I can talk to some engineering grads who are on the Dean's List for five minutes & know that they don't know engineering & furthermore can't write a coherent memo let alone a technical report. I saw this regularly as an employer in my firm that built chemical plants all over the world. The best engineers that worked for me were technicians that I taught engineering to as well as how to write contracts & minutes of meetings that had some power to them. The grads had trouble with both of these areas.
The Chairman Emeritus of ACTA is Lynne Cheney. That is what sparked my interest in this firm to begin with. ACTA is doing a first class job for America as are the other higher education firms Carol & I work with.
---Response From The Historian---
How times have changed. In my generation parents wanted their children to go to college for a good education. Today they send them to college for sports and money they can earn playing sports after graduation.
Why bother to learn? - play football (college pays your expenses) and you live a good life. If the college has a good team they receive large donations from corporations to help with expenses.
Call it luck, but if it wasn't for people like Lise Meitner, unappreciated female mathematical physicist, who did testing and experiments regarding nuclear fission our progress would have been appreciably slowed from what it was and is. She lived in Germany and Hitler did not have faith in people who had brains. She knew her number would be coming up for death - somehow escaped to America.
People like Albert Einstein, developer of theory of relativity, also somehow got out of Germany.
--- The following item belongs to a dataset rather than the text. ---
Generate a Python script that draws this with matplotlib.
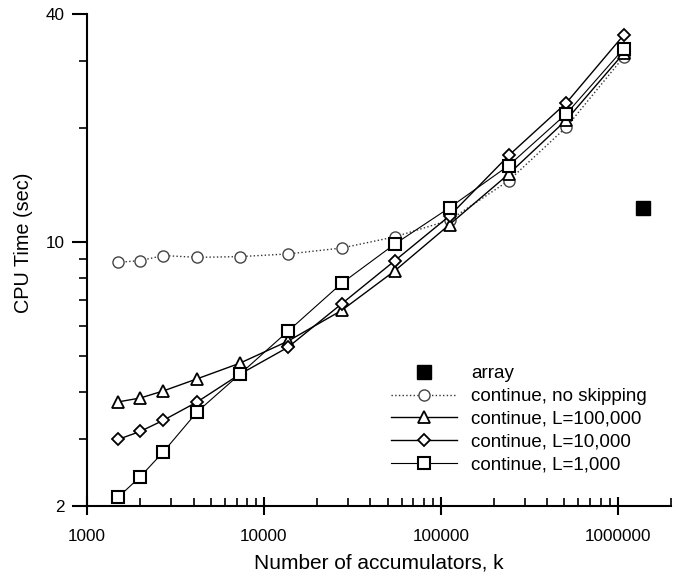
import matplotlib
matplotlib.use('Agg')
import matplotlib.pyplot as plt
from matplotlib.ticker import FixedLocator, FuncFormatter, NullFormatter

# number of accumulators (k) and CPU times
k = [1500, 2000, 2700, 4200, 7300, 13700, 27500, 55000, 112000, 242000, 513000, 1081000]
no_skip = [8.82, 8.91, 9.19, 9.09, 9.13, 9.28, 9.62, 10.3, 11.4, 14.5, 20.1, 30.8]
L100000 = [3.77, 3.86, 4.03, 4.34, 4.77, 5.46, 6.58, 8.38, 11.1, 15.1, 21.0, 31.5]
L10000 = [3.0, 3.15, 3.37, 3.77, 4.46, 5.26, 6.85, 8.91, 11.7, 16.9, 23.3, 35.2]
L1000 = [2.11, 2.39, 2.78, 3.55, 4.46, 5.80, 7.76, 9.86, 12.3, 15.9, 21.8, 32.4]
array_k = [1384000]
array_t = [12.3]

x_major = [1000, 10000, 100000, 1000000]
y_major = [2, 10, 40]

plt.rcParams['font.family'] = ['Liberation Sans', 'DejaVu Sans']

fig = plt.figure(figsize=(6.76, 5.76), dpi=100)
fig.patch.set_facecolor('white')
ax = fig.add_axes([87/676, 70/576, 584/676, 492/576])

ax.plot(array_k, array_t, 's', color='black', ms=10, label='array', zorder=6)
ax.plot(k, no_skip, ':', color='#333333', lw=1.0, marker='o', ms=8,
        mfc='white', mec='#444444', mew=1.0, label='continue, no skipping', zorder=2)
ax.plot(k, L100000, '-', color='black', lw=1.0, marker='^', ms=8,
        mfc='white', mec='black', mew=1.3, label='continue, L=100,000', zorder=3)
ax.plot(k, L10000, '-', color='black', lw=1.0, marker='D', ms=6.5,
        mfc='white', mec='black', mew=1.3, label='continue, L=10,000', zorder=4)
ax.plot(k, L1000, '-', color='black', lw=0.8, marker='s', ms=8.5,
        mfc='white', mec='black', mew=1.5, label='continue, L=1,000', zorder=5)

ax.set_xscale('log')
ax.set_yscale('log')
ax.set_xlim(1000, 2000000)
ax.set_ylim(2, 40)

# ticks
ax.xaxis.set_major_locator(FixedLocator(x_major))
x_minor = [m * d for d in [1000, 10000, 100000, 1000000] for m in range(2, 10) if m * d <= 2000000]
ax.xaxis.set_minor_locator(FixedLocator(x_minor))
ax.xaxis.set_major_formatter(FuncFormatter(lambda v, _: f"{int(v)}"))
ax.xaxis.set_minor_formatter(NullFormatter())
ax.yaxis.set_major_locator(FixedLocator(y_major))
ax.yaxis.set_minor_locator(FixedLocator([3, 4, 5, 6, 7, 8, 9, 20, 30]))
ax.yaxis.set_major_formatter(FuncFormatter(lambda v, _: f"{int(v)}"))
ax.yaxis.set_minor_formatter(NullFormatter())

ax.tick_params(axis='x', which='major', direction='inout', length=13, width=1.5, labelsize=12.3, pad=10)
ax.tick_params(axis='x', which='minor', direction='in', length=6, width=1.2)
ax.tick_params(axis='y', which='major', direction='out', length=11, width=1.5, labelsize=12.3, pad=5)
ax.tick_params(axis='y', which='minor', direction='out', length=5.5, width=1.2)

for side in ['top', 'right']:
    ax.spines[side].set_visible(False)
for side in ['left', 'bottom']:
    ax.spines[side].set_linewidth(1.5)

ax.set_xlabel('Number of accumulators, k', fontsize=15)
ax.set_ylabel('CPU Time (sec)', fontsize=14.3)
ax.xaxis.set_label_coords(0.50, -0.097)
ax.yaxis.set_label_coords(-0.092, 0.535)

leg = ax.legend(loc='upper left', bbox_to_anchor=(0.505, 0.305), frameon=False,
                fontsize=13.5, handlelength=3.5, handletextpad=0.75,
                labelspacing=0.3, borderpad=0.0)

fig.savefig('out.png', dpi=100, facecolor='white')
In 1939, he and other scientists wrote FDR a letter saying if an atomic bomb could be developed it would save lives in a war. Because of this letter FDR authorized the "Manhattan Project" that developed the atomic bomb during World War II under the command of Lieutenant General Leslie Groves JR. Einstein was not involved in the project. The rest is history. BTW, letter to FDR mentioned Germany was also conducting studies and experiments on nuclear weapons.
Remember, brains win out all the time for major projects - not sports.